■ **STATED TASK**
Transcribe all the entries word for word, but omit the images.

——

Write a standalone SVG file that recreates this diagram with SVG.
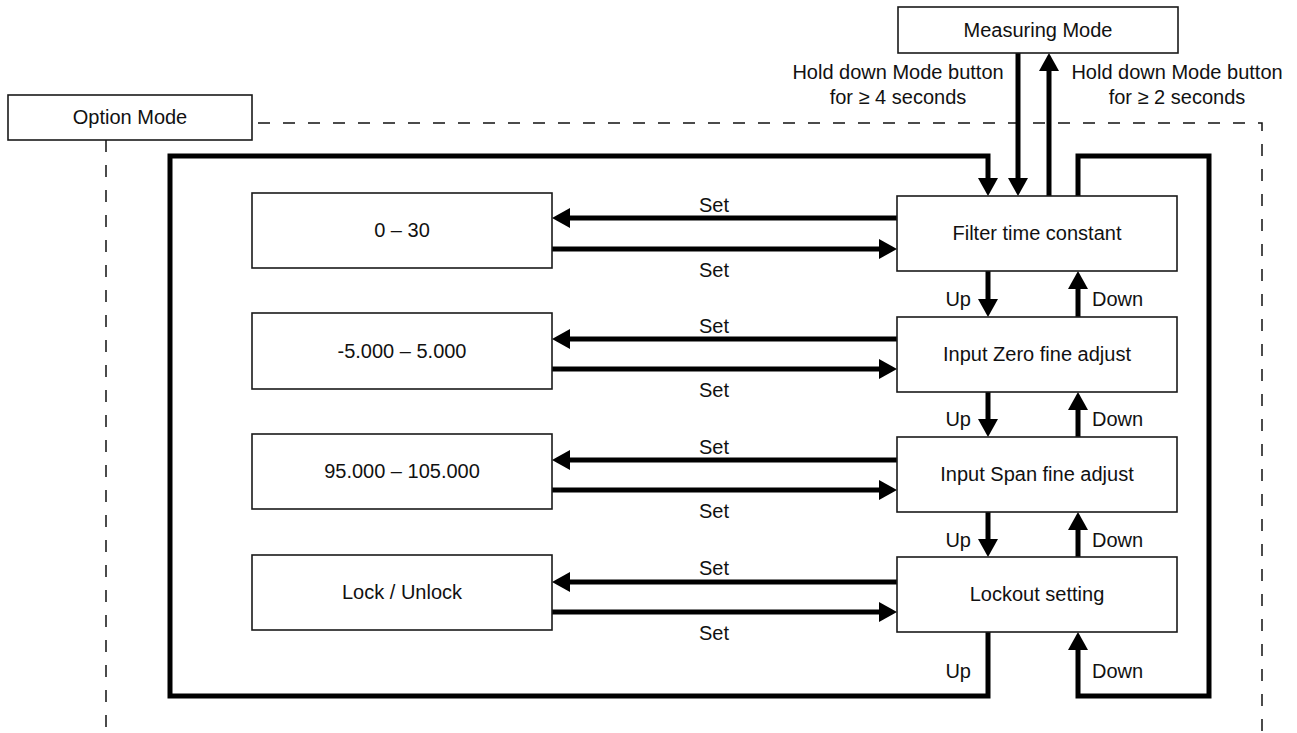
<svg xmlns="http://www.w3.org/2000/svg" width="1297" height="733" viewBox="0 0 1297 733">
<style>
.box{fill:#fff;stroke:#1a1a1a;stroke-width:1.6}
.t{font-family:"Liberation Sans",Arial,Helvetica,sans-serif;font-size:20px;fill:#111}
.m{text-anchor:middle}
.e{text-anchor:end}
.thick{fill:none;stroke:#000;stroke-width:5;stroke-linejoin:miter;stroke-linecap:butt}
.arr{marker-end:url(#ah)}
.dash{fill:none;stroke:#111;stroke-width:1.5;stroke-dasharray:12 13}
</style>
<defs>
<marker id="ah" markerUnits="userSpaceOnUse" viewBox="0 -10 18 20" markerWidth="18" markerHeight="20" refX="1" refY="0" orient="auto" overflow="visible">
<path d="M0,-10 L18,0 L0,10 z" fill="#000"/>
</marker>
</defs>
<rect width="1297" height="733" fill="#fff"/>
<g id="connectors">
<path class="dash" d="M258,123 L1262,123 L1262,733"/>
<path class="dash" d="M106,140 L106,733"/>
<path class="thick arr" d="M1018,53 L1018,179"/>
<path class="thick arr" d="M1049,196 L1049,70"/>
<path class="thick arr" d="M988,632 L988,696 L170,696 L170,156 L988,156 L988,179"/>
<path class="thick arr" d="M1078,196 L1078,156 L1209,156 L1209,696 L1078,696 L1078,649"/>
<path class="thick arr" d="M897,218 L569,218"/>
<path class="thick arr" d="M552,249 L880,249"/>
<path class="thick arr" d="M897,339 L569,339"/>
<path class="thick arr" d="M552,369 L880,369"/>
<path class="thick arr" d="M897,460 L569,460"/>
<path class="thick arr" d="M552,490 L880,490"/>
<path class="thick arr" d="M897,582 L569,582"/>
<path class="thick arr" d="M552,612 L880,612"/>
<path class="thick arr" d="M988,271 L988,300"/>
<path class="thick arr" d="M988,392 L988,420"/>
<path class="thick arr" d="M988,512 L988,540"/>
<path class="thick arr" d="M1078,317 L1078,288"/>
<path class="thick arr" d="M1078,437 L1078,409"/>
<path class="thick arr" d="M1078,557 L1078,529"/>
<g class="t">
<text class="m" x="898" y="79">Hold down Mode button</text>
<text class="m" x="898" y="104">for ≥ 4 seconds</text>
<text class="m" x="1177" y="79">Hold down Mode button</text>
<text class="m" x="1177" y="104">for ≥ 2 seconds</text>
<text class="m" x="714" y="212">Set</text>
<text class="m" x="714" y="277">Set</text>
<text class="m" x="714" y="333">Set</text>
<text class="m" x="714" y="397">Set</text>
<text class="m" x="714" y="454">Set</text>
<text class="m" x="714" y="518">Set</text>
<text class="m" x="714" y="575">Set</text>
<text class="m" x="714" y="640">Set</text>
<text class="e" x="971" y="306">Up</text>
<text class="e" x="971" y="426">Up</text>
<text class="e" x="971" y="547">Up</text>
<text class="e" x="971" y="678">Up</text>
<text x="1092" y="306">Down</text>
<text x="1092" y="426">Down</text>
<text x="1092" y="547">Down</text>
<text x="1092" y="678">Down</text>
</g>
</g>
<g id="measuring-mode"><rect class="box" x="898" y="7" width="280" height="46"/><text class="t m" x="1038" y="37">Measuring Mode</text></g>
<g id="option-mode"><rect class="box" x="8" y="95" width="244" height="45"/><text class="t m" x="130" y="124">Option Mode</text></g>
<g id="filter-time-constant"><rect class="box" x="897" y="196" width="280" height="75"/><text class="t m" x="1037" y="240">Filter time constant</text></g>
<g id="input-zero"><rect class="box" x="897" y="317" width="280" height="75"/><text class="t m" x="1037" y="361">Input Zero fine adjust</text></g>
<g id="input-span"><rect class="box" x="897" y="437" width="280" height="75"/><text class="t m" x="1037" y="481">Input Span fine adjust</text></g>
<g id="lockout-setting"><rect class="box" x="897" y="557" width="280" height="75"/><text class="t m" x="1037" y="601">Lockout setting</text></g>
<g id="range-0-30"><rect class="box" x="252" y="193" width="300" height="75"/><text class="t m" x="402" y="237">0 – 30</text></g>
<g id="range-zero"><rect class="box" x="252" y="313" width="300" height="76"/><text class="t m" x="402" y="358">-5.000 – 5.000</text></g>
<g id="range-span"><rect class="box" x="252" y="434" width="300" height="75"/><text class="t m" x="402" y="478">95.000 – 105.000</text></g>
<g id="lock-unlock"><rect class="box" x="252" y="555" width="300" height="75"/><text class="t m" x="402" y="599">Lock / Unlock</text></g>
</svg>
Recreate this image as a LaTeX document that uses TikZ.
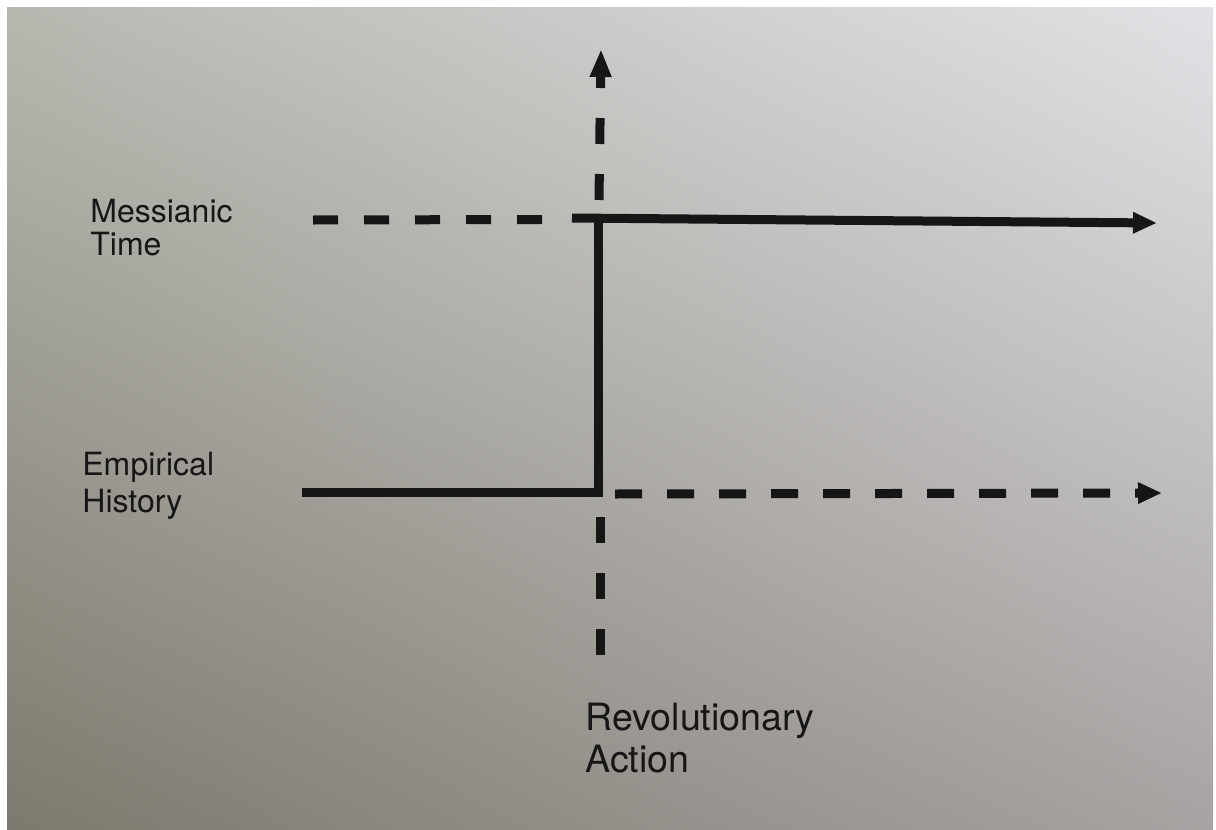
\documentclass[tikz,border=0pt]{standalone}
\usepackage{fontspec}
\setmainfont{TeX Gyre Heros}
\usetikzlibrary{arrows.meta,shadings}
\definecolor{ink}{RGB}{22,22,22}
\definecolor{paperTL}{RGB}{182,184,176}
\definecolor{paperTR}{RGB}{226,226,230}
\definecolor{paperBL}{RGB}{126,121,110}
\definecolor{paperBR}{RGB}{168,163,162}
\begin{document}
\begin{tikzpicture}[x=0.5pt,y=-0.5pt,
  stroke/.style={draw=ink,line width=4.5pt,line join=miter},
  dashA/.style={stroke,dash pattern=on 12.5pt off 13pt},
  dashV/.style={stroke,dash pattern=on 13pt off 15pt},
  dashB/.style={stroke,dash pattern=on 13.5pt off 12.5pt},
  tipV/.style={-{Triangle[length=14pt,width=10pt]}},
  tipH/.style={-{Triangle[length=12pt,width=10pt]}},
  label/.style={inner sep=0pt,align=left,text=ink,font=\fontsize{16}{16.5}\selectfont}
]
\useasboundingbox (0,0) rectangle (1216,830);
\fill[white] (0,0) rectangle (1216,830);
\shade[upper left=paperTL,upper right=paperTR,lower left=paperBL,lower right=paperBR]
  (7,7) rectangle (1213,830);

% coordinates
\coordinate (topTip) at (601,49);
\coordinate (vTopStart) at (599,200);
\coordinate (mDashStart) at (313,220);
\coordinate (mDashEnd) at (545,219.5);
\coordinate (mSolidStart) at (572,218);
\coordinate (mTip) at (1157,223);
\coordinate (eStart) at (302,492);
\coordinate (corner) at (598,492);
\coordinate (junction) at (598,216);
\coordinate (vBotStart) at (600,517);
\coordinate (vBotEnd) at (600,657);
\coordinate (eDashStart) at (615,494);
\coordinate (eTip) at (1162,493);

% Messianic time
\draw[dashA] (mDashStart) -- (mDashEnd);
\draw[stroke,tipH] (mSolidStart) -- (mTip);
% Empirical history and revolutionary jump
\draw[stroke] (eStart) -- (corner) -- (junction);
\draw[dashB,tipH] (eDashStart) -- (eTip);
% Revolutionary action axis
\draw[dashV,tipV] (vTopStart) -- (topTip);
\draw[dashV] (vBotStart) -- (vBotEnd);

% labels
\node[label,anchor=north west] (messianic) at (90,199) {Messianic\\Time};
\node[label,anchor=north west,font=\fontsize{16}{18.5}\selectfont] (empirical) at (82,452) {Empirical\\History};
\node[label,anchor=north west,font=\fontsize{18.8}{21}\selectfont] (revolution) at (585,703) {Revolutionary\\Action};
\end{tikzpicture}
\end{document}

——

■ **RESPONSE TO THE TASK**
Write a standalone SVG file that recreates this diagram with SVG.
<svg xmlns="http://www.w3.org/2000/svg" width="1297" height="733" viewBox="0 0 1297 733">
<style>
.box{fill:#fff;stroke:#1a1a1a;stroke-width:1.6}
.t{font-family:"Liberation Sans",Arial,Helvetica,sans-serif;font-size:20px;fill:#111}
.m{text-anchor:middle}
.e{text-anchor:end}
.thick{fill:none;stroke:#000;stroke-width:5;stroke-linejoin:miter;stroke-linecap:butt}
.arr{marker-end:url(#ah)}
.dash{fill:none;stroke:#111;stroke-width:1.5;stroke-dasharray:12 13}
</style>
<defs>
<marker id="ah" markerUnits="userSpaceOnUse" viewBox="0 -10 18 20" markerWidth="18" markerHeight="20" refX="1" refY="0" orient="auto" overflow="visible">
<path d="M0,-10 L18,0 L0,10 z" fill="#000"/>
</marker>
</defs>
<rect width="1297" height="733" fill="#fff"/>
<g id="connectors">
<path class="dash" d="M258,123 L1262,123 L1262,733"/>
<path class="dash" d="M106,140 L106,733"/>
<path class="thick arr" d="M1018,53 L1018,179"/>
<path class="thick arr" d="M1049,196 L1049,70"/>
<path class="thick arr" d="M988,632 L988,696 L170,696 L170,156 L988,156 L988,179"/>
<path class="thick arr" d="M1078,196 L1078,156 L1209,156 L1209,696 L1078,696 L1078,649"/>
<path class="thick arr" d="M897,218 L569,218"/>
<path class="thick arr" d="M552,249 L880,249"/>
<path class="thick arr" d="M897,339 L569,339"/>
<path class="thick arr" d="M552,369 L880,369"/>
<path class="thick arr" d="M897,460 L569,460"/>
<path class="thick arr" d="M552,490 L880,490"/>
<path class="thick arr" d="M897,582 L569,582"/>
<path class="thick arr" d="M552,612 L880,612"/>
<path class="thick arr" d="M988,271 L988,300"/>
<path class="thick arr" d="M988,392 L988,420"/>
<path class="thick arr" d="M988,512 L988,540"/>
<path class="thick arr" d="M1078,317 L1078,288"/>
<path class="thick arr" d="M1078,437 L1078,409"/>
<path class="thick arr" d="M1078,557 L1078,529"/>
<g class="t">
<text class="m" x="898" y="79">Hold down Mode button</text>
<text class="m" x="898" y="104">for ≥ 4 seconds</text>
<text class="m" x="1177" y="79">Hold down Mode button</text>
<text class="m" x="1177" y="104">for ≥ 2 seconds</text>
<text class="m" x="714" y="212">Set</text>
<text class="m" x="714" y="277">Set</text>
<text class="m" x="714" y="333">Set</text>
<text class="m" x="714" y="397">Set</text>
<text class="m" x="714" y="454">Set</text>
<text class="m" x="714" y="518">Set</text>
<text class="m" x="714" y="575">Set</text>
<text class="m" x="714" y="640">Set</text>
<text class="e" x="971" y="306">Up</text>
<text class="e" x="971" y="426">Up</text>
<text class="e" x="971" y="547">Up</text>
<text class="e" x="971" y="678">Up</text>
<text x="1092" y="306">Down</text>
<text x="1092" y="426">Down</text>
<text x="1092" y="547">Down</text>
<text x="1092" y="678">Down</text>
</g>
</g>
<g id="measuring-mode"><rect class="box" x="898" y="7" width="280" height="46"/><text class="t m" x="1038" y="37">Measuring Mode</text></g>
<g id="option-mode"><rect class="box" x="8" y="95" width="244" height="45"/><text class="t m" x="130" y="124">Option Mode</text></g>
<g id="filter-time-constant"><rect class="box" x="897" y="196" width="280" height="75"/><text class="t m" x="1037" y="240">Filter time constant</text></g>
<g id="input-zero"><rect class="box" x="897" y="317" width="280" height="75"/><text class="t m" x="1037" y="361">Input Zero fine adjust</text></g>
<g id="input-span"><rect class="box" x="897" y="437" width="280" height="75"/><text class="t m" x="1037" y="481">Input Span fine adjust</text></g>
<g id="lockout-setting"><rect class="box" x="897" y="557" width="280" height="75"/><text class="t m" x="1037" y="601">Lockout setting</text></g>
<g id="range-0-30"><rect class="box" x="252" y="193" width="300" height="75"/><text class="t m" x="402" y="237">0 – 30</text></g>
<g id="range-zero"><rect class="box" x="252" y="313" width="300" height="76"/><text class="t m" x="402" y="358">-5.000 – 5.000</text></g>
<g id="range-span"><rect class="box" x="252" y="434" width="300" height="75"/><text class="t m" x="402" y="478">95.000 – 105.000</text></g>
<g id="lock-unlock"><rect class="box" x="252" y="555" width="300" height="75"/><text class="t m" x="402" y="599">Lock / Unlock</text></g>
</svg>
Recreate this image as a LaTeX document that uses TikZ.
\documentclass[tikz,border=0pt]{standalone}
\usepackage{fontspec}
\setmainfont{TeX Gyre Heros}
\usetikzlibrary{arrows.meta,shadings}
\definecolor{ink}{RGB}{22,22,22}
\definecolor{paperTL}{RGB}{182,184,176}
\definecolor{paperTR}{RGB}{226,226,230}
\definecolor{paperBL}{RGB}{126,121,110}
\definecolor{paperBR}{RGB}{168,163,162}
\begin{document}
\begin{tikzpicture}[x=0.5pt,y=-0.5pt,
  stroke/.style={draw=ink,line width=4.5pt,line join=miter},
  dashA/.style={stroke,dash pattern=on 12.5pt off 13pt},
  dashV/.style={stroke,dash pattern=on 13pt off 15pt},
  dashB/.style={stroke,dash pattern=on 13.5pt off 12.5pt},
  tipV/.style={-{Triangle[length=14pt,width=10pt]}},
  tipH/.style={-{Triangle[length=12pt,width=10pt]}},
  label/.style={inner sep=0pt,align=left,text=ink,font=\fontsize{16}{16.5}\selectfont}
]
\useasboundingbox (0,0) rectangle (1216,830);
\fill[white] (0,0) rectangle (1216,830);
\shade[upper left=paperTL,upper right=paperTR,lower left=paperBL,lower right=paperBR]
  (7,7) rectangle (1213,830);

% coordinates
\coordinate (topTip) at (601,49);
\coordinate (vTopStart) at (599,200);
\coordinate (mDashStart) at (313,220);
\coordinate (mDashEnd) at (545,219.5);
\coordinate (mSolidStart) at (572,218);
\coordinate (mTip) at (1157,223);
\coordinate (eStart) at (302,492);
\coordinate (corner) at (598,492);
\coordinate (junction) at (598,216);
\coordinate (vBotStart) at (600,517);
\coordinate (vBotEnd) at (600,657);
\coordinate (eDashStart) at (615,494);
\coordinate (eTip) at (1162,493);

% Messianic time
\draw[dashA] (mDashStart) -- (mDashEnd);
\draw[stroke,tipH] (mSolidStart) -- (mTip);
% Empirical history and revolutionary jump
\draw[stroke] (eStart) -- (corner) -- (junction);
\draw[dashB,tipH] (eDashStart) -- (eTip);
% Revolutionary action axis
\draw[dashV,tipV] (vTopStart) -- (topTip);
\draw[dashV] (vBotStart) -- (vBotEnd);

% labels
\node[label,anchor=north west] (messianic) at (90,199) {Messianic\\Time};
\node[label,anchor=north west,font=\fontsize{16}{18.5}\selectfont] (empirical) at (82,452) {Empirical\\History};
\node[label,anchor=north west,font=\fontsize{18.8}{21}\selectfont] (revolution) at (585,703) {Revolutionary\\Action};
\end{tikzpicture}
\end{document}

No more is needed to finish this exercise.